== DATA EXCERPT

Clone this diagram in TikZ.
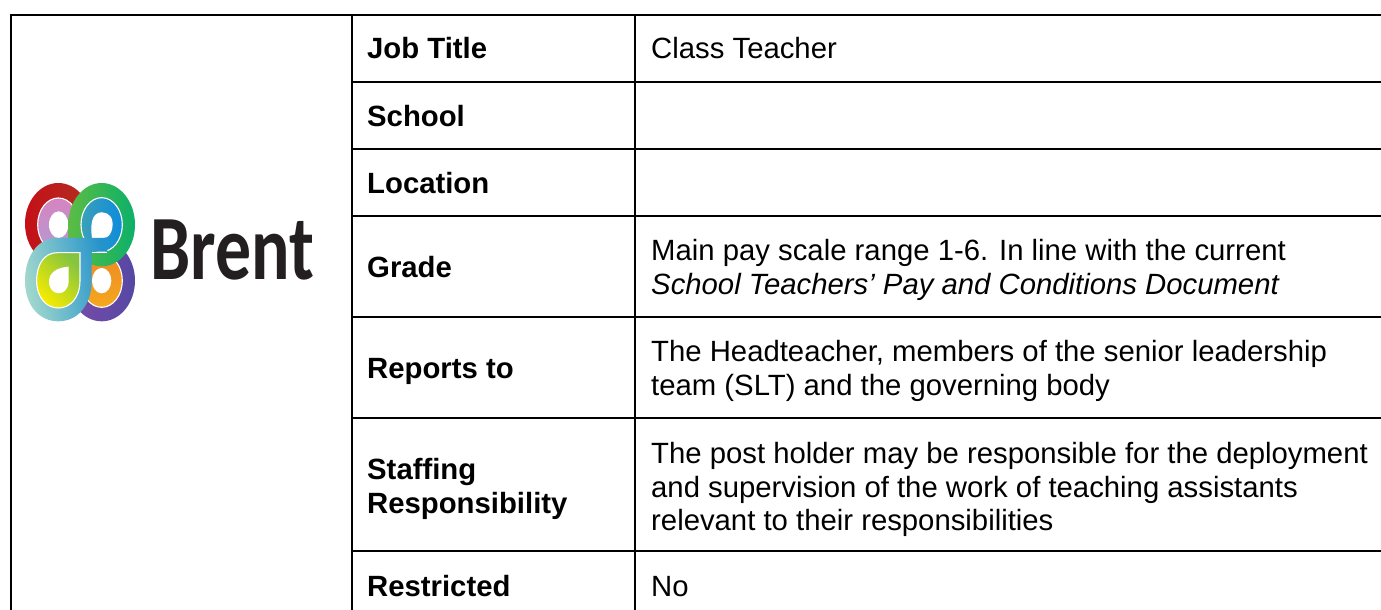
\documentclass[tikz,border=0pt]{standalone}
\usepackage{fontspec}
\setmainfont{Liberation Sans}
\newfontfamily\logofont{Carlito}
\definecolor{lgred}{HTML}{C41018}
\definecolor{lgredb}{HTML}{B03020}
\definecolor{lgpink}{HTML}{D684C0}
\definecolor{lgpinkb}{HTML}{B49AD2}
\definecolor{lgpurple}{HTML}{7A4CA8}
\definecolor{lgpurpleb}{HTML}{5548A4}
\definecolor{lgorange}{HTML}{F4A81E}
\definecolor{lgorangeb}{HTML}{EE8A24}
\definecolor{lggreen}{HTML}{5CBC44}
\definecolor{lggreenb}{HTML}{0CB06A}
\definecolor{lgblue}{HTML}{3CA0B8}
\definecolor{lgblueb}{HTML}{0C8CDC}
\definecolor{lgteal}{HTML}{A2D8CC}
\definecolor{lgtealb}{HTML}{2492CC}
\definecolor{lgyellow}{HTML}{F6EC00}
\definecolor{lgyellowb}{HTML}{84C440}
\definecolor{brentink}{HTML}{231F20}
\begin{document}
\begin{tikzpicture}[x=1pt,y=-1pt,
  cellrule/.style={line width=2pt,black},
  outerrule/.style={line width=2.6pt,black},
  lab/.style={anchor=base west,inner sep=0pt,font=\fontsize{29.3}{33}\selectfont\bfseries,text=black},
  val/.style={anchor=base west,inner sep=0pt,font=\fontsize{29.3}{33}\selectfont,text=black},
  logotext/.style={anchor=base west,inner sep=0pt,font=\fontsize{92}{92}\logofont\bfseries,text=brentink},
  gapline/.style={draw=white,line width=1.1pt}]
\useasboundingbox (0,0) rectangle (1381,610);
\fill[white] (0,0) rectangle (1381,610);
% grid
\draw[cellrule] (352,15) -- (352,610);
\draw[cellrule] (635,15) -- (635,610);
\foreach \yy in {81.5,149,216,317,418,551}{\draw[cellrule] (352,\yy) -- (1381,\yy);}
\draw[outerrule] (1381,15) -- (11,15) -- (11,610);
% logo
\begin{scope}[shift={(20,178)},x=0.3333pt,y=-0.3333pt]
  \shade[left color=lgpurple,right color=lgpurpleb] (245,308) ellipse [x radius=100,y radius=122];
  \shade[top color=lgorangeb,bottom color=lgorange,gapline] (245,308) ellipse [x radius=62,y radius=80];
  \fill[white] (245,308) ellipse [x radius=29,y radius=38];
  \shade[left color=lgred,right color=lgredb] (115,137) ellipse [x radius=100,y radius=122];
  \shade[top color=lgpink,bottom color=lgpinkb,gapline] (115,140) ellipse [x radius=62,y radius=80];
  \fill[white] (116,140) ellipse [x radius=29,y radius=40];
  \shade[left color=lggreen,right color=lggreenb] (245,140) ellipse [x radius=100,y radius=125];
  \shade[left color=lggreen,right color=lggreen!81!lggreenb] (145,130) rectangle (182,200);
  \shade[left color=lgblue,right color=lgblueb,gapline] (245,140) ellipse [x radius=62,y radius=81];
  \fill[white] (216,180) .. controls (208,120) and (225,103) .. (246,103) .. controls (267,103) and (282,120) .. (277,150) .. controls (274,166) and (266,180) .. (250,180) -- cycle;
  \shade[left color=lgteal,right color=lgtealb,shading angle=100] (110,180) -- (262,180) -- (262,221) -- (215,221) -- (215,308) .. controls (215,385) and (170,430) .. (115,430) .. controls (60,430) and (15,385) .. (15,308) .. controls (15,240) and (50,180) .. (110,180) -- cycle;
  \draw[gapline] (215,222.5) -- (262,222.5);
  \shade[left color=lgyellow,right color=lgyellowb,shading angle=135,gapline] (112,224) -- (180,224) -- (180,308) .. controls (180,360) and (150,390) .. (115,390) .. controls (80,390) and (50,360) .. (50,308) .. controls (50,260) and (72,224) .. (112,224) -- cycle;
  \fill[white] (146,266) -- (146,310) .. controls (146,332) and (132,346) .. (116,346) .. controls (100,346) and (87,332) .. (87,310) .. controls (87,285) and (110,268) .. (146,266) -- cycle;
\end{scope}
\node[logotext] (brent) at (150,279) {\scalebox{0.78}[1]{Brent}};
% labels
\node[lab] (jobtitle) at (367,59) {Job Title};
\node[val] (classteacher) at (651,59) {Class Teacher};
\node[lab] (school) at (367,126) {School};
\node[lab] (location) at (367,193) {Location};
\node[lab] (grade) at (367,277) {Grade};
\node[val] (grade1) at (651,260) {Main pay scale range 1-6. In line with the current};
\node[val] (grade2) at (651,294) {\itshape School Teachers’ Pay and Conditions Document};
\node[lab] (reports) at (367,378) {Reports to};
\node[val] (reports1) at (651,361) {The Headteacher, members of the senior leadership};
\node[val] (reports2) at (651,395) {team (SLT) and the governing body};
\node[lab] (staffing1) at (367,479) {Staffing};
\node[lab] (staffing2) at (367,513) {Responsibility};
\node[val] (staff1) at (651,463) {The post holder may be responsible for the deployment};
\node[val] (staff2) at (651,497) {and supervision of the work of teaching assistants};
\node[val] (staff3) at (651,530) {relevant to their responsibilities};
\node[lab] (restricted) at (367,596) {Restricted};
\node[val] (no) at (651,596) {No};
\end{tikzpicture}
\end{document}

====

▶ _AIM OF THE EXERCISE_
Go through the listing above and write it all out exactly, leaving out any picture.

▶ _SOLUTION FOR THIS PROBLEM_
Clone this diagram in TikZ.
\documentclass[tikz,border=0pt]{standalone}
\usepackage{fontspec}
\setmainfont{Liberation Sans}
\newfontfamily\logofont{Carlito}
\definecolor{lgred}{HTML}{C41018}
\definecolor{lgredb}{HTML}{B03020}
\definecolor{lgpink}{HTML}{D684C0}
\definecolor{lgpinkb}{HTML}{B49AD2}
\definecolor{lgpurple}{HTML}{7A4CA8}
\definecolor{lgpurpleb}{HTML}{5548A4}
\definecolor{lgorange}{HTML}{F4A81E}
\definecolor{lgorangeb}{HTML}{EE8A24}
\definecolor{lggreen}{HTML}{5CBC44}
\definecolor{lggreenb}{HTML}{0CB06A}
\definecolor{lgblue}{HTML}{3CA0B8}
\definecolor{lgblueb}{HTML}{0C8CDC}
\definecolor{lgteal}{HTML}{A2D8CC}
\definecolor{lgtealb}{HTML}{2492CC}
\definecolor{lgyellow}{HTML}{F6EC00}
\definecolor{lgyellowb}{HTML}{84C440}
\definecolor{brentink}{HTML}{231F20}
\begin{document}
\begin{tikzpicture}[x=1pt,y=-1pt,
  cellrule/.style={line width=2pt,black},
  outerrule/.style={line width=2.6pt,black},
  lab/.style={anchor=base west,inner sep=0pt,font=\fontsize{29.3}{33}\selectfont\bfseries,text=black},
  val/.style={anchor=base west,inner sep=0pt,font=\fontsize{29.3}{33}\selectfont,text=black},
  logotext/.style={anchor=base west,inner sep=0pt,font=\fontsize{92}{92}\logofont\bfseries,text=brentink},
  gapline/.style={draw=white,line width=1.1pt}]
\useasboundingbox (0,0) rectangle (1381,610);
\fill[white] (0,0) rectangle (1381,610);
% grid
\draw[cellrule] (352,15) -- (352,610);
\draw[cellrule] (635,15) -- (635,610);
\foreach \yy in {81.5,149,216,317,418,551}{\draw[cellrule] (352,\yy) -- (1381,\yy);}
\draw[outerrule] (1381,15) -- (11,15) -- (11,610);
% logo
\begin{scope}[shift={(20,178)},x=0.3333pt,y=-0.3333pt]
  \shade[left color=lgpurple,right color=lgpurpleb] (245,308) ellipse [x radius=100,y radius=122];
  \shade[top color=lgorangeb,bottom color=lgorange,gapline] (245,308) ellipse [x radius=62,y radius=80];
  \fill[white] (245,308) ellipse [x radius=29,y radius=38];
  \shade[left color=lgred,right color=lgredb] (115,137) ellipse [x radius=100,y radius=122];
  \shade[top color=lgpink,bottom color=lgpinkb,gapline] (115,140) ellipse [x radius=62,y radius=80];
  \fill[white] (116,140) ellipse [x radius=29,y radius=40];
  \shade[left color=lggreen,right color=lggreenb] (245,140) ellipse [x radius=100,y radius=125];
  \shade[left color=lggreen,right color=lggreen!81!lggreenb] (145,130) rectangle (182,200);
  \shade[left color=lgblue,right color=lgblueb,gapline] (245,140) ellipse [x radius=62,y radius=81];
  \fill[white] (216,180) .. controls (208,120) and (225,103) .. (246,103) .. controls (267,103) and (282,120) .. (277,150) .. controls (274,166) and (266,180) .. (250,180) -- cycle;
  \shade[left color=lgteal,right color=lgtealb,shading angle=100] (110,180) -- (262,180) -- (262,221) -- (215,221) -- (215,308) .. controls (215,385) and (170,430) .. (115,430) .. controls (60,430) and (15,385) .. (15,308) .. controls (15,240) and (50,180) .. (110,180) -- cycle;
  \draw[gapline] (215,222.5) -- (262,222.5);
  \shade[left color=lgyellow,right color=lgyellowb,shading angle=135,gapline] (112,224) -- (180,224) -- (180,308) .. controls (180,360) and (150,390) .. (115,390) .. controls (80,390) and (50,360) .. (50,308) .. controls (50,260) and (72,224) .. (112,224) -- cycle;
  \fill[white] (146,266) -- (146,310) .. controls (146,332) and (132,346) .. (116,346) .. controls (100,346) and (87,332) .. (87,310) .. controls (87,285) and (110,268) .. (146,266) -- cycle;
\end{scope}
\node[logotext] (brent) at (150,279) {\scalebox{0.78}[1]{Brent}};
% labels
\node[lab] (jobtitle) at (367,59) {Job Title};
\node[val] (classteacher) at (651,59) {Class Teacher};
\node[lab] (school) at (367,126) {School};
\node[lab] (location) at (367,193) {Location};
\node[lab] (grade) at (367,277) {Grade};
\node[val] (grade1) at (651,260) {Main pay scale range 1-6. In line with the current};
\node[val] (grade2) at (651,294) {\itshape School Teachers’ Pay and Conditions Document};
\node[lab] (reports) at (367,378) {Reports to};
\node[val] (reports1) at (651,361) {The Headteacher, members of the senior leadership};
\node[val] (reports2) at (651,395) {team (SLT) and the governing body};
\node[lab] (staffing1) at (367,479) {Staffing};
\node[lab] (staffing2) at (367,513) {Responsibility};
\node[val] (staff1) at (651,463) {The post holder may be responsible for the deployment};
\node[val] (staff2) at (651,497) {and supervision of the work of teaching assistants};
\node[val] (staff3) at (651,530) {relevant to their responsibilities};
\node[lab] (restricted) at (367,596) {Restricted};
\node[val] (no) at (651,596) {No};
\end{tikzpicture}
\end{document}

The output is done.